Start

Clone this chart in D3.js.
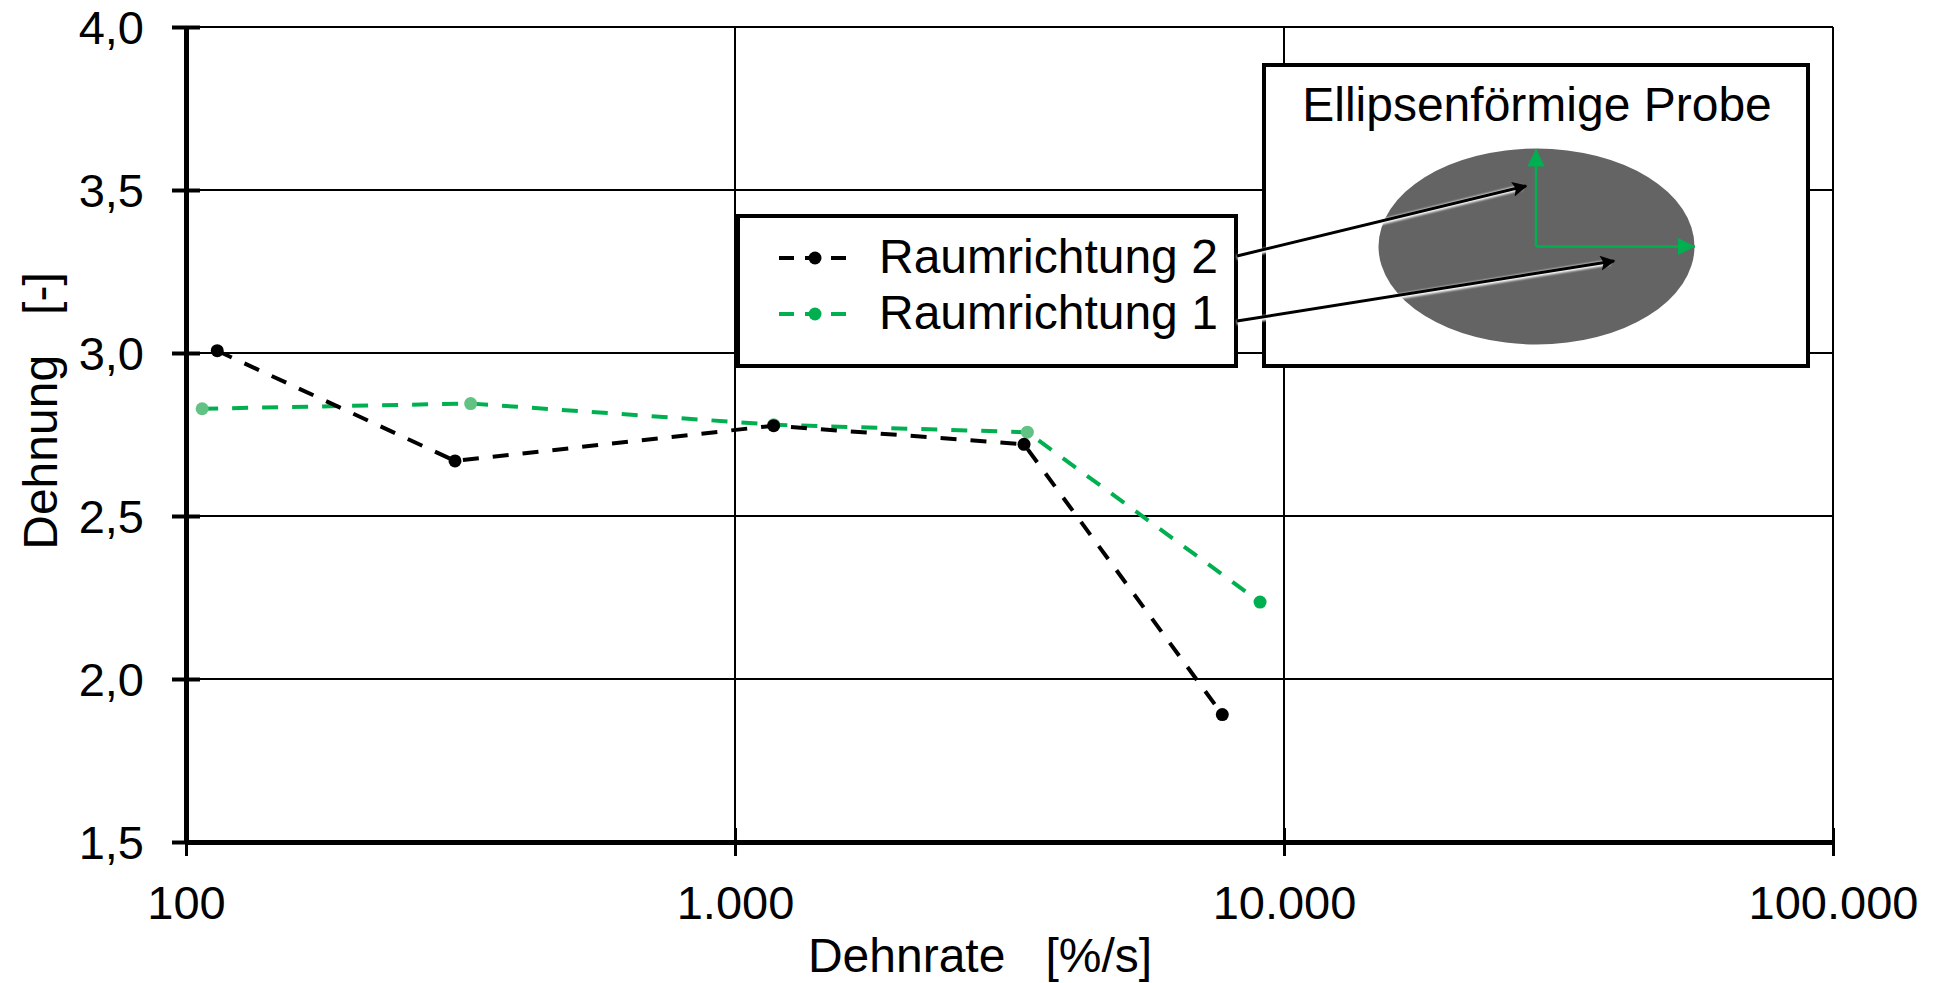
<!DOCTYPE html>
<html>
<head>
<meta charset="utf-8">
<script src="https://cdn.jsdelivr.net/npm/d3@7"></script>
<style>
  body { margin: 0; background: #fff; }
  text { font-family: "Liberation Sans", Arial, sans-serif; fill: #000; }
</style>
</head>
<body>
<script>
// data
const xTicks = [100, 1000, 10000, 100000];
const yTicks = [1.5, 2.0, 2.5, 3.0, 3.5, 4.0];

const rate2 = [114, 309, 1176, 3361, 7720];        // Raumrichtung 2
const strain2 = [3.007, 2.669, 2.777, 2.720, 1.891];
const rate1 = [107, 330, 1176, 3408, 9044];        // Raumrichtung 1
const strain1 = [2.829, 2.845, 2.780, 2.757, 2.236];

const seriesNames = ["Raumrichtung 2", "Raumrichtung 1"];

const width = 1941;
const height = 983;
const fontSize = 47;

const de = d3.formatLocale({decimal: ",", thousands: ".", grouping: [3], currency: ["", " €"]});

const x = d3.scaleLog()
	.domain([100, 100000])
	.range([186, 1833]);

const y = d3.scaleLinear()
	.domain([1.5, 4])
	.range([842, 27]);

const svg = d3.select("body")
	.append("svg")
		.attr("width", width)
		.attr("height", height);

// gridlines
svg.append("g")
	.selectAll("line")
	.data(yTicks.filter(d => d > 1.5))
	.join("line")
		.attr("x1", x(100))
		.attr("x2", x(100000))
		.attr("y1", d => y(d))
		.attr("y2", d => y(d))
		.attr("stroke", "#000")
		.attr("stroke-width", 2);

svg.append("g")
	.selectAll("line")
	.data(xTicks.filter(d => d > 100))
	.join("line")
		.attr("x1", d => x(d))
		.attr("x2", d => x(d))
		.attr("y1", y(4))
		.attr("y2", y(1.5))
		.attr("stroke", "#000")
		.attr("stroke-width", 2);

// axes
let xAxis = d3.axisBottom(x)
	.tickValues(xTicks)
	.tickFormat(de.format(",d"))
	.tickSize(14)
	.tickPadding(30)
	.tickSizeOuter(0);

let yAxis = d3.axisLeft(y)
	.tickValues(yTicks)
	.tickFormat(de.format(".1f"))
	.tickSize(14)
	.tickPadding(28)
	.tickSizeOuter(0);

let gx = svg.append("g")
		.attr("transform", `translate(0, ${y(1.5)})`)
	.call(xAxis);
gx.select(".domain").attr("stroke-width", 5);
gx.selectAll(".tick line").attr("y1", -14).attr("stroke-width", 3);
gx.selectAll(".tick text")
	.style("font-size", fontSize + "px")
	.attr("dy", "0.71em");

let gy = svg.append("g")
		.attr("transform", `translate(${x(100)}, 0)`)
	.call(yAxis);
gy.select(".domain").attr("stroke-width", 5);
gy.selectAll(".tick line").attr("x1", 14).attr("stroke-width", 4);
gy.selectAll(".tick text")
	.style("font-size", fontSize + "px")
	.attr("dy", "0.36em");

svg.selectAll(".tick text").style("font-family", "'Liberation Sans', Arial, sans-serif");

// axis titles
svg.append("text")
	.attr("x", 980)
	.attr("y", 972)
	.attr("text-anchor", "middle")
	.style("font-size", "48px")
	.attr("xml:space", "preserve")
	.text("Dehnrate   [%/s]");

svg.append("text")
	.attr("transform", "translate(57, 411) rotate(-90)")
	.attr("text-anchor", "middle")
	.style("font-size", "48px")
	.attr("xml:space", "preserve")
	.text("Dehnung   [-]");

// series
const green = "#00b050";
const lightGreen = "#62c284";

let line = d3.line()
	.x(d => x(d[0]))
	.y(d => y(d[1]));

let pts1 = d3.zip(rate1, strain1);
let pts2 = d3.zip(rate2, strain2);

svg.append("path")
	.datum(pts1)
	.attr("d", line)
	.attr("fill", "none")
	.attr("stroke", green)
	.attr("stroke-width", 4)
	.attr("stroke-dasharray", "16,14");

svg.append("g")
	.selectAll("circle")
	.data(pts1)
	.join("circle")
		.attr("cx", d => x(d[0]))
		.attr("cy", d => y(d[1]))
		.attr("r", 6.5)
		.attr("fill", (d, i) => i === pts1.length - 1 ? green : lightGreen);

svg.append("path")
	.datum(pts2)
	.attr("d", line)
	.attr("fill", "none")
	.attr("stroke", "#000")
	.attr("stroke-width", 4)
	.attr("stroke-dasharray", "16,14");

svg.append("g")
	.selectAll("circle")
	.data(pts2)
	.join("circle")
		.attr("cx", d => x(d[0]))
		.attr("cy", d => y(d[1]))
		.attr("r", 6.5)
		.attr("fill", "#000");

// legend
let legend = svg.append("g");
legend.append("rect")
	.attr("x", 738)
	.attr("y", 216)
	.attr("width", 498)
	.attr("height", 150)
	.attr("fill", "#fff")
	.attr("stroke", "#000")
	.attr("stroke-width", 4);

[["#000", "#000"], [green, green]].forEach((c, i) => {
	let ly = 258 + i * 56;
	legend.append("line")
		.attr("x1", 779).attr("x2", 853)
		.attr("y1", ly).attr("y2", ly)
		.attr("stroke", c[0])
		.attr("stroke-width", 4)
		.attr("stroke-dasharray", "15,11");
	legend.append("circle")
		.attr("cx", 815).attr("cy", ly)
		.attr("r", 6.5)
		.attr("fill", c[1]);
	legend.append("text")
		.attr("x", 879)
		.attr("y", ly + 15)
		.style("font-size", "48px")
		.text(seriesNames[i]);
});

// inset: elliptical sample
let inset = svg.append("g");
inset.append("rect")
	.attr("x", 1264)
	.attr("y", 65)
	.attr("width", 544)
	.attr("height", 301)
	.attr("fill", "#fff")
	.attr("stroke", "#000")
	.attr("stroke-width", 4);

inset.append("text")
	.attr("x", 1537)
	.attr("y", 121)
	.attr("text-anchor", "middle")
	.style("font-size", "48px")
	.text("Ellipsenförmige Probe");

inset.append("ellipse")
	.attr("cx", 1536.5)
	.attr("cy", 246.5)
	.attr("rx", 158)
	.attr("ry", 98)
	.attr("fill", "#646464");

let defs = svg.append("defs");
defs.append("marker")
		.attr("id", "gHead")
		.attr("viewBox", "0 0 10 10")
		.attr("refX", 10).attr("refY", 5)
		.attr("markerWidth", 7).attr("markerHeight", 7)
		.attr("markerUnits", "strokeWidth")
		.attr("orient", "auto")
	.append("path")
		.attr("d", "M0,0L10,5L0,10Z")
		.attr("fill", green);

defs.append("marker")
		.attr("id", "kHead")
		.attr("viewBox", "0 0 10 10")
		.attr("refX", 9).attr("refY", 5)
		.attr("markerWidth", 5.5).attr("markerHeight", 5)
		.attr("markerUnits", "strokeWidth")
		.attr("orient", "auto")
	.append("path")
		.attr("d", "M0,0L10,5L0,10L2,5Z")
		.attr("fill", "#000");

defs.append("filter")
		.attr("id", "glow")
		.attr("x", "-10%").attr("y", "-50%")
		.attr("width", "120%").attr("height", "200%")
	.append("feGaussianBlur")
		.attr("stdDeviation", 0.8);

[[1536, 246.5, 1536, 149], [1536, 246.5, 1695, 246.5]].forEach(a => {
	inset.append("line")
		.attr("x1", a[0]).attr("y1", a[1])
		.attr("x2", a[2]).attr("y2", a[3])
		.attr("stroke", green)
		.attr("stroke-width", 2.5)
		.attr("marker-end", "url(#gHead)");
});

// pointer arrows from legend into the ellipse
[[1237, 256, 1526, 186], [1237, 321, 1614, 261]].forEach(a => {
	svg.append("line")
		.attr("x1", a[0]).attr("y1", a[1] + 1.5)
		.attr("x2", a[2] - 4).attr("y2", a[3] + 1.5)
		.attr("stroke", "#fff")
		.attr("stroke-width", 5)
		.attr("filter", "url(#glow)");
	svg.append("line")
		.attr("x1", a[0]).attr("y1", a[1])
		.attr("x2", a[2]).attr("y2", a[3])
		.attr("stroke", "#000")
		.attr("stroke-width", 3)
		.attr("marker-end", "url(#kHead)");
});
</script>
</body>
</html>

End

Aim of the exercise =
Skip the pictures, please, and transcribe only the lines from the beginning of the material through the one that contains "const fontSize = 47;".

Answer in full =
Clone this chart in D3.js.
<!DOCTYPE html>
<html>
<head>
<meta charset="utf-8">
<script src="https://cdn.jsdelivr.net/npm/d3@7"></script>
<style>
  body { margin: 0; background: #fff; }
  text { font-family: "Liberation Sans", Arial, sans-serif; fill: #000; }
</style>
</head>
<body>
<script>
// data
const xTicks = [100, 1000, 10000, 100000];
const yTicks = [1.5, 2.0, 2.5, 3.0, 3.5, 4.0];

const rate2 = [114, 309, 1176, 3361, 7720];        // Raumrichtung 2
const strain2 = [3.007, 2.669, 2.777, 2.720, 1.891];
const rate1 = [107, 330, 1176, 3408, 9044];        // Raumrichtung 1
const strain1 = [2.829, 2.845, 2.780, 2.757, 2.236];

const seriesNames = ["Raumrichtung 2", "Raumrichtung 1"];

const width = 1941;
const height = 983;
const fontSize = 47;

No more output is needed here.